--- START OF Collected material ---
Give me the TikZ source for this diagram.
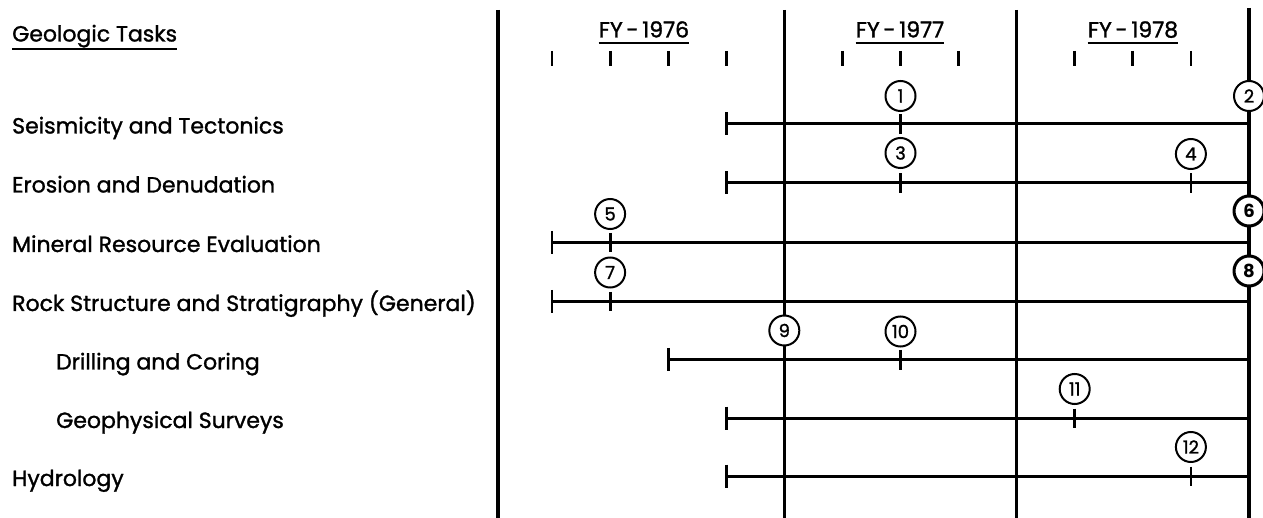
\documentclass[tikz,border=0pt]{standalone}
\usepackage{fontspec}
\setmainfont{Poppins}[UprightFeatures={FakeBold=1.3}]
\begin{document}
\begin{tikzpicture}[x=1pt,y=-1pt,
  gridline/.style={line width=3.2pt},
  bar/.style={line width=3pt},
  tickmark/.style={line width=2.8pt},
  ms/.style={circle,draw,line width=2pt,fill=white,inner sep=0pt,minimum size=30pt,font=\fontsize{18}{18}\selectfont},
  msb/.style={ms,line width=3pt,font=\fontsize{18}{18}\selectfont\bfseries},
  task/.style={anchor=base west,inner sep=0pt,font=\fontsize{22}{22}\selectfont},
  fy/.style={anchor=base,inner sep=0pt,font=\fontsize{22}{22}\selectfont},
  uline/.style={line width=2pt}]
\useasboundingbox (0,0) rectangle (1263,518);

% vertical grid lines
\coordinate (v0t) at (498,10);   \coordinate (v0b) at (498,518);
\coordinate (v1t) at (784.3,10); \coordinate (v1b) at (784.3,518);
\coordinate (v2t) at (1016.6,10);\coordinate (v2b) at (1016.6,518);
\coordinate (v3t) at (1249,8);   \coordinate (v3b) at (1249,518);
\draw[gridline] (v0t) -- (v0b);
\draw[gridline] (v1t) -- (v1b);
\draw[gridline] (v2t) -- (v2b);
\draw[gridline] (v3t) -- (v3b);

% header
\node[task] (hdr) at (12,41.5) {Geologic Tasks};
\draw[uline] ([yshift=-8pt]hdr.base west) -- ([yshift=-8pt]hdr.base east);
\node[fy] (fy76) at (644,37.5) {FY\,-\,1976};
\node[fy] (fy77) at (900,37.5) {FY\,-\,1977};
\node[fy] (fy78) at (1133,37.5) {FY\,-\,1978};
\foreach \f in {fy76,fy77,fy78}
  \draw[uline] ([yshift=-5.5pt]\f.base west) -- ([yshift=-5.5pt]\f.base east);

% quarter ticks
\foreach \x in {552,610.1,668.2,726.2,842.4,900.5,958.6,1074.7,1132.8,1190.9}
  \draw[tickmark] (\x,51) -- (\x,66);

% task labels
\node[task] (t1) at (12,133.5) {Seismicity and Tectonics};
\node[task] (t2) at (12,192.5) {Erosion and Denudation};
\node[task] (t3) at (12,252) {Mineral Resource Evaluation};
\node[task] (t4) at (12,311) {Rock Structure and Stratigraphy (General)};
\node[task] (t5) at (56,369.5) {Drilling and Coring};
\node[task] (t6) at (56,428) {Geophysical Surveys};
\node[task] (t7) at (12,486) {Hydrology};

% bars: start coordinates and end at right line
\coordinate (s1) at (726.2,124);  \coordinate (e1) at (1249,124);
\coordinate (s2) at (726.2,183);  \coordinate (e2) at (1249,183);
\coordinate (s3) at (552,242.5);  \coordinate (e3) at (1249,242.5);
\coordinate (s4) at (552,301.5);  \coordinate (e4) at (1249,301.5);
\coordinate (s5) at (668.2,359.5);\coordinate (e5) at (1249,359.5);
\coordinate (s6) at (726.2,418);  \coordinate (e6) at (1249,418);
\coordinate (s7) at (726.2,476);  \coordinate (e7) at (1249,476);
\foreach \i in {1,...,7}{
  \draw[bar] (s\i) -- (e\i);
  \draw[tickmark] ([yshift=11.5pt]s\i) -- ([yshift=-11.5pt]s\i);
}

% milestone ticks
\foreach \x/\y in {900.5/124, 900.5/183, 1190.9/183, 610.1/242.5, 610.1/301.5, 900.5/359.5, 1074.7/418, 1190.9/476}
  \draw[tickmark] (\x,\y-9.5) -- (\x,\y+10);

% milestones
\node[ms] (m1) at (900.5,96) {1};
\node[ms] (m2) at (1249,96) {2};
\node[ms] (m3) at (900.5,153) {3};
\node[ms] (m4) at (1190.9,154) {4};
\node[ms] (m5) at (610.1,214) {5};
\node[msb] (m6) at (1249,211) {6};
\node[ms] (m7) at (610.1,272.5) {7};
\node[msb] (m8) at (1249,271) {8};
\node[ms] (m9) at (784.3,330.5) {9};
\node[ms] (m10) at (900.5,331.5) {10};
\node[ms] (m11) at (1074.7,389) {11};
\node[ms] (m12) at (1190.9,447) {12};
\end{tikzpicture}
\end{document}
--- END OF Collected material ---
> Exercise instructions:
Every line from the top of the material above through the line with "(0,0) rectangle (1263,518);" should be duplicated exactly, please; leave out the pictures.

> Answer for this exercise:
Give me the TikZ source for this diagram.
\documentclass[tikz,border=0pt]{standalone}
\usepackage{fontspec}
\setmainfont{Poppins}[UprightFeatures={FakeBold=1.3}]
\begin{document}
\begin{tikzpicture}[x=1pt,y=-1pt,
  gridline/.style={line width=3.2pt},
  bar/.style={line width=3pt},
  tickmark/.style={line width=2.8pt},
  ms/.style={circle,draw,line width=2pt,fill=white,inner sep=0pt,minimum size=30pt,font=\fontsize{18}{18}\selectfont},
  msb/.style={ms,line width=3pt,font=\fontsize{18}{18}\selectfont\bfseries},
  task/.style={anchor=base west,inner sep=0pt,font=\fontsize{22}{22}\selectfont},
  fy/.style={anchor=base,inner sep=0pt,font=\fontsize{22}{22}\selectfont},
  uline/.style={line width=2pt}]
\useasboundingbox (0,0) rectangle (1263,518);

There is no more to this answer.